E-COMMERCE - JAKARTA. The Indonesian e-Commerce Association (idEA) has called on the government to postpone the implementation of a new tax regulation for e-commerce companies, fearing that unprepared taxpayers and unequal treatment could deter growth.
idEA chairman Ignatius Untung said that while Finance Ministry Regulation No: 210/2018 did not impose any new taxes, it required online sellers to register their tax numbers (NPWP) and personal Identity cards (IDs).
The regulation was announced earlier this month and is to take effect on April 1.

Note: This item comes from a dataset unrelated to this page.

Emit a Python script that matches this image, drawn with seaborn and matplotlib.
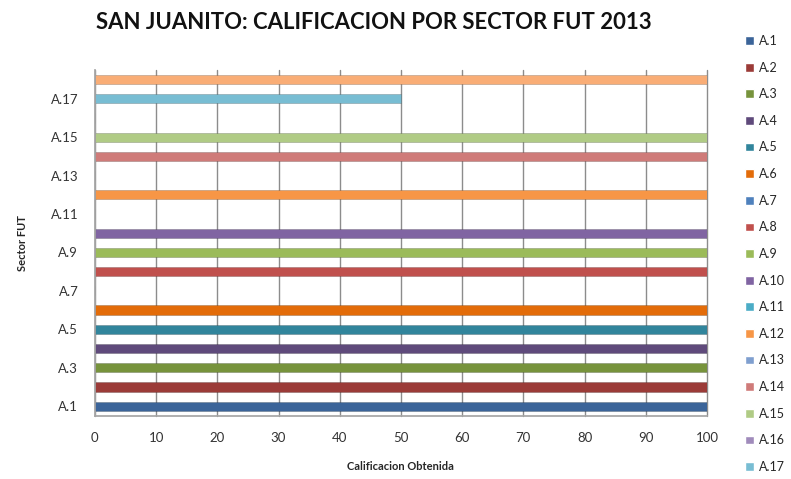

Under the regulation, online sellers with annual revenues below Rp 4.8 billion (US$339,835) are required to pay a 0.5 percent tax for small and medium enterprises (SMEs), whereas sellers making above Rp 4.8 billion per year must pay taxes according to the appropriate tax rate.
“Many sellers on online marketplaces are micro businesses that are still testing the waters,” Untung told reporters at a press conference on Monday.
Furthermore, the association said the rule targeted online sellers that only operated on e-commerce platforms, whereas an idEA study found that only 19 percent of online sellers operated exclusively on e-commerce platforms and that 85 percent of sellers used either social media or both e-commerce platforms and social media.
Untung emphasized that the request to postpone the regulation did not mean that idEA was encouraging online sellers to evade tax, and that it had made the request because the government had not elaborated on how much the regulation would contribute to the economy.
“We would rather have the government improve the overall taxation system and conduct a general study with us to determine the economic benefits of the regulation before implementing it,” he said.